Già, com'era fatto papà? «Un martello: irresistibile e incontenibile, come sul palco, uno che quando andavamo in metropolitana iniziava a fare le imitazioni in mezzo alla gente, io mi vergognavo e dicevo “Basta papà, dai” e lui niente, anzi ad alta voce: Scusa?! Che cousa! Sent'bello, i sso' milanesss. Ogni volta così». Lo diceva per far ridere, milanesss i cent pi cent, ma Porcaro, nonostante il cognome e un debole per le 128 Krups rosa con interni leopardati, milanese si sentiva davvero. «Non avrebbe abbandonato questa città per nulla al mondo, in Puglia andava una volta all'anno a trovare i parenti, ma poi subito su a Milano, dove peraltro diceva che il 70 per cento sono pugliesi.

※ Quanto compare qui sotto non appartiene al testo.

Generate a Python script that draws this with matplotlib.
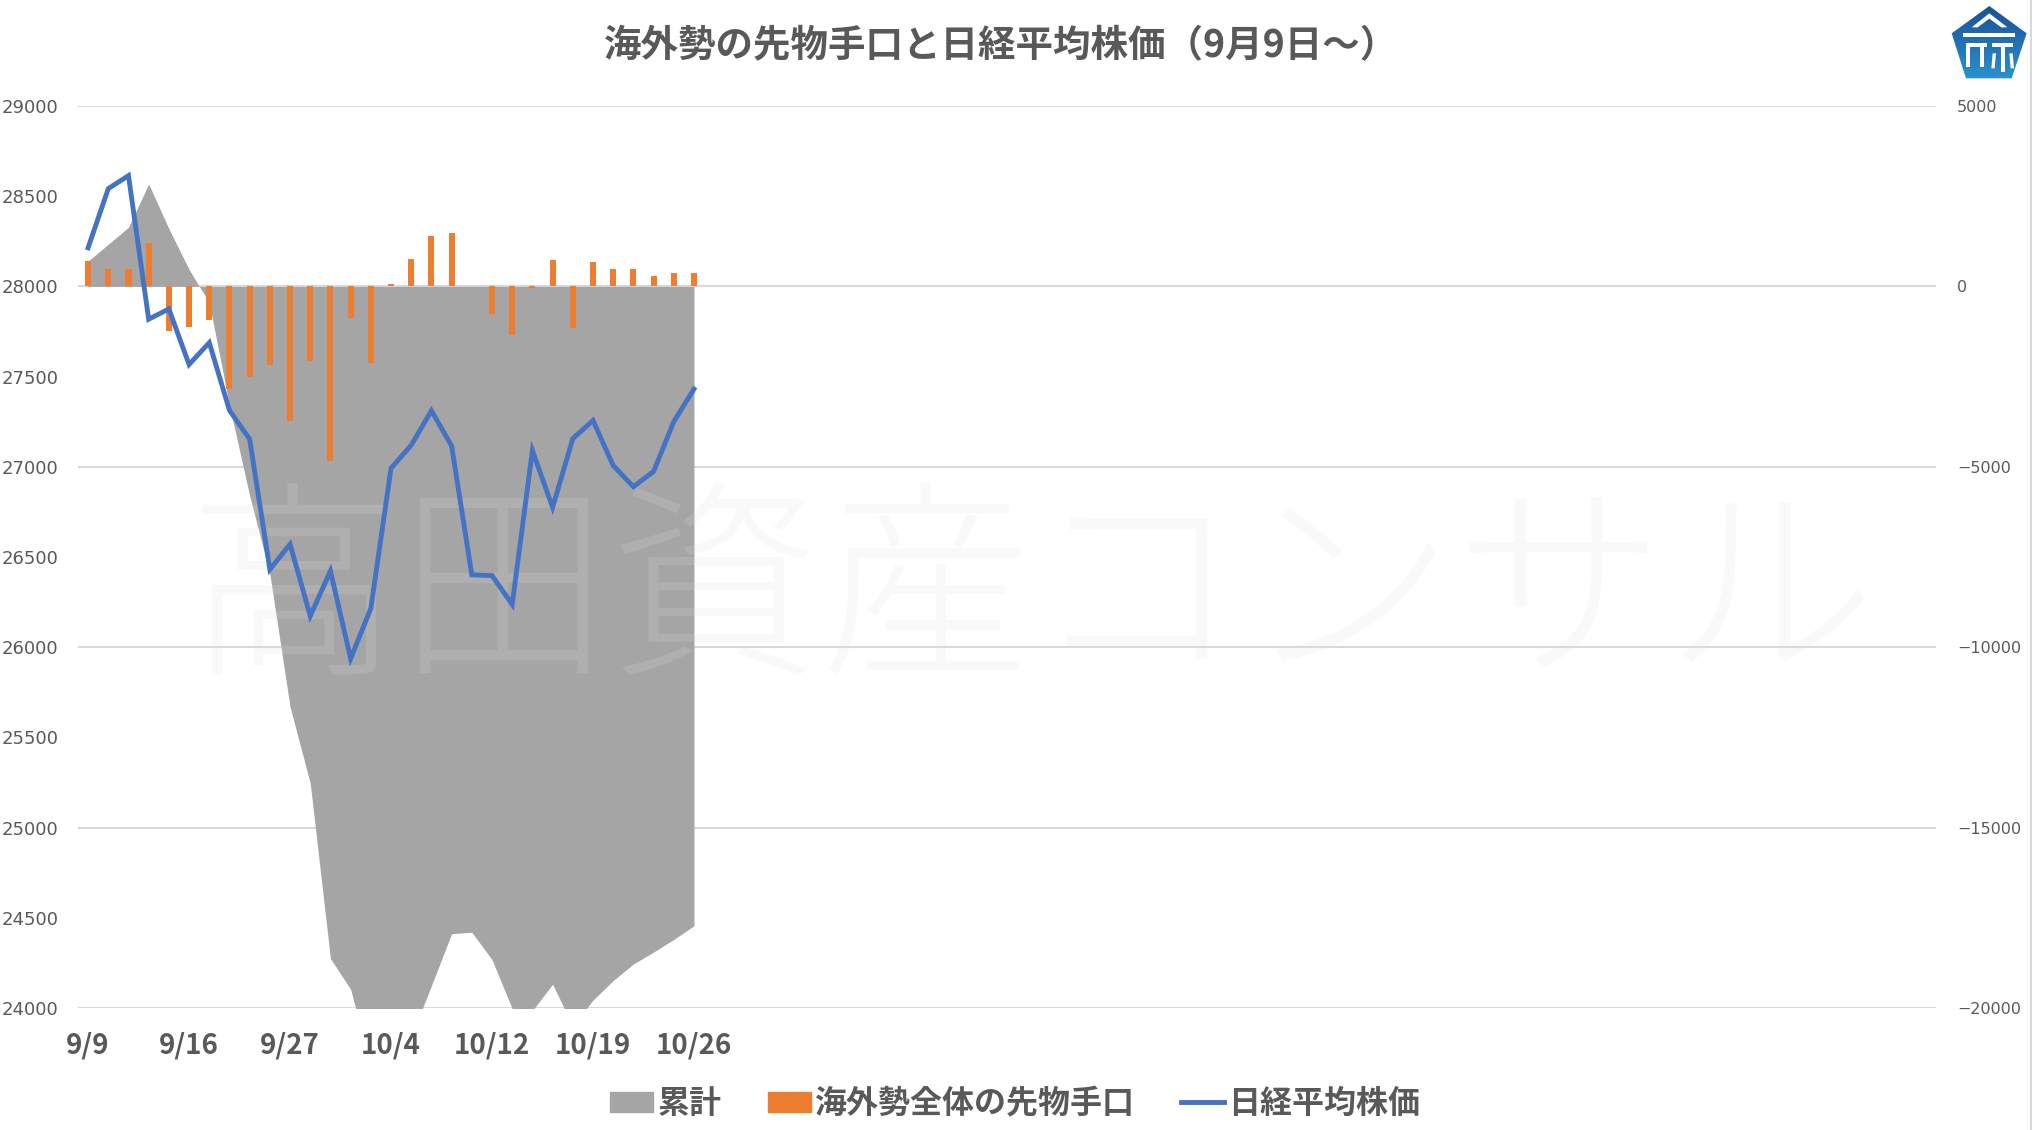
import numpy as np
import matplotlib
matplotlib.use("Agg")
import matplotlib.pyplot as plt
from matplotlib.patches import Patch, Polygon
from matplotlib.lines import Line2D

plt.rcParams['font.family'] = ['Noto Sans CJK JP', 'DejaVu Sans']

# trading days (2022), only the first 31 slots of the axis carry data
dates = ['9/9', '9/12', '9/13', '9/14', '9/15', '9/16', '9/20', '9/21', '9/22', '9/26',
         '9/27', '9/28', '9/29', '9/30', '10/3', '10/4', '10/5', '10/6', '10/7', '10/11',
         '10/12', '10/13', '10/14', '10/17', '10/18', '10/19', '10/20', '10/21', '10/24', '10/25',
         '10/26']
n_slots = 92

# 海外勢全体の先物手口 (right axis)
flows = [700, 470, 470, 1200, -1240, -1130, -925, -2840, -2500, -2170,
         -3730, -2070, -4850, -880, -2125, 55, 770, 1390, 1470, 20,
         -760, -1350, -45, 720, -1150, 690, 490, 490, 280, 360,
         360]
# 累計 (right axis)
cumulative = [700, 1170, 1640, 2840, 1600, 470, -455, -3300, -5800, -7970,
              -11650, -13770, -18630, -19480, -21600, -21560, -20800, -19380, -17940, -17900,
              -18660, -20020, -20070, -19340, -20500, -19780, -19240, -18780, -18450, -18100,
              -17720]
# 日経平均株価 (left axis)
nikkei = [28214, 28542, 28614, 27818, 27875, 27567, 27688, 27313, 27153, 26431,
          26571, 26173, 26422, 25937, 26215, 26992, 27120, 27311, 27116, 26401,
          26397, 26237, 27090, 26775, 27156, 27257, 27007, 26890, 26974, 27250,
          27431]

W, H = 2033, 1130
GRAY = '#A5A5A5'
ORANGE = '#ED7D31'
BLUE = '#4472C4'
TXT = '#595959'

def fx(px):
    return px / W

def fy(py):
    return 1 - py / H

fig = plt.figure(figsize=(W / 100, H / 100), dpi=100)
ax = fig.add_axes([fx(78), fy(1008), fx(1936) - fx(78), fy(106) - fy(1008)])
ax2 = ax.twinx()

x = np.arange(len(dates))

# right-scale series on ax
for v in range(-20000, 5001, 5000):
    ax.axhline(v, color='#D9D9D9', lw=1.5, zorder=0)
ax.fill_between(x, 0, cumulative, color=GRAY, lw=0, zorder=1)
ax.bar(x, flows, width=0.3, color=ORANGE, zorder=2)
ax.set_ylim(-20000, 5000)
ax.set_yticks(range(-20000, 5001, 5000))
ax.yaxis.tick_right()
ax.tick_params(axis='y', length=0, pad=15, labelsize=11.5, labelcolor=TXT)
for lab in ax.get_yticklabels():
    lab.set_family('DejaVu Sans')

ax.set_xlim(-0.5, n_slots - 0.5)
tick_pos = list(range(0, len(dates), 5))
ax.set_xticks(tick_pos)
ax.set_xticklabels([dates[i] for i in tick_pos], fontsize=20, fontweight='bold', color=TXT)
ax.tick_params(axis='x', length=0, pad=17)

# watermark
ax.text(fx(1032), fy(600), '高田資産コンサル', transform=fig.transFigure, ha='center', va='center',
        fontsize=152, color='#E0E0E0', alpha=0.18, fontweight=200, zorder=3, clip_on=False)

# left-scale line on ax2
ax2.plot(x, nikkei, color=BLUE, lw=3.5, solid_joinstyle='miter', zorder=4)
ax2.set_ylim(24000, 29000)
ax2.set_yticks(range(24000, 29001, 500))
ax2.yaxis.tick_left()
ax2.tick_params(axis='y', length=0, pad=14, labelsize=13, labelcolor=TXT)
for lab in ax2.get_yticklabels():
    lab.set_family(['Liberation Sans Narrow', 'DejaVu Sans'])

for a in (ax, ax2):
    for s in a.spines.values():
        s.set_visible(False)

# title
fig.text(fx(1001), fy(46), '海外勢の先物手口と日経平均株価（9月9日～）', ha='center', va='center',
         fontsize=27, fontweight='bold', color=TXT)

# legend
handles = [Patch(color=GRAY, label='累計'),
           Patch(color=ORANGE, label='海外勢全体の先物手口'),
           Line2D([], [], color=BLUE, lw=3.5, label='日経平均株価')]
leg = fig.legend(handles=handles, loc='center', bbox_to_anchor=(fx(1015), fy(1104)), ncol=3,
                 frameon=False, fontsize=23, handlelength=1.35, handleheight=0.6,
                 handletextpad=0.12, columnspacing=1.45)
for t in leg.get_texts():
    t.set_color(TXT)
    t.set_fontweight('bold')

# right border of the chart
fig.add_artist(Line2D([fx(2031), fx(2031)], [0, 1], color='#D9D9D9', lw=1.5))

# logo, top right
def lp(zx, zy):
    return (fx(1930 + zx / 3), fy(zy / 3))

pent = [lp(178, 18), lp(290, 100), lp(245, 235), lp(108, 235), lp(65, 100)]
lax = fig.add_axes([fx(1950), fy(80), fx(80), fy(0) - fy(80)])
lax.axis('off')
grad = np.linspace(0, 1, 64).reshape(-1, 1)
img = lax.imshow(grad, cmap=matplotlib.colors.LinearSegmentedColormap.from_list('g', ['#1B4F93', '#2A92D0']),
                 extent=[0, 1, 0, 1], aspect='auto', origin='upper', transform=fig.transFigure)
img.set_extent([fx(1950), fx(2030), fy(80), fy(4)])
poly = Polygon(pent, closed=True, transform=fig.transFigure, facecolor='none', edgecolor='none')
fig.add_artist(poly)
img.set_clip_path(poly)
white = [
    [lp(125, 82), lp(178, 40), lp(232, 82), lp(214, 82), lp(178, 56), lp(143, 82)],
    [lp(100, 100), lp(255, 100), lp(255, 112), lp(100, 112)],
    [lp(108, 130), lp(170, 130), lp(170, 142), lp(108, 142)],
    [lp(108, 130), lp(120, 130), lp(120, 200), lp(108, 200)],
    [lp(150, 142), lp(162, 142), lp(162, 200), lp(150, 200)],
    [lp(185, 130), lp(250, 130), lp(250, 142), lp(185, 142)],
    [lp(212, 142), lp(224, 142), lp(224, 215), lp(212, 215)],
    [lp(188, 160), lp(198, 160), lp(194, 205), lp(184, 205)],
    [lp(238, 160), lp(248, 160), lp(252, 205), lp(242, 205)],
]
for shp in white:
    fig.add_artist(Polygon(shp, closed=True, transform=fig.transFigure, facecolor='white', edgecolor='none'))

fig.savefig('out.png', dpi=100)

Gli piaceva tutto della città, ristoranti e osterie soprattutto, be’ per uno come lui che tutte le sere finito lo spettacolo si andava fuori a mangiare... Una cosa non sopportava: l'immigrazione, non dei terùn però, degli orientali, i giapponaiiis come diceva lui».

Ne diceva e ne faceva di cose, lui: parole e lingue inventate, zeppe, improvvisazioni, smorfie, tutte l'armamentario che fa di un vero artista quello che è: un talento naturale. Oggi purtroppo Giorgio Porcaro lo hanno dimenticato in tanti, quasi tutti. Verrebbe voglia di chiedergli scussa. Che in milanese si dice me dispiass.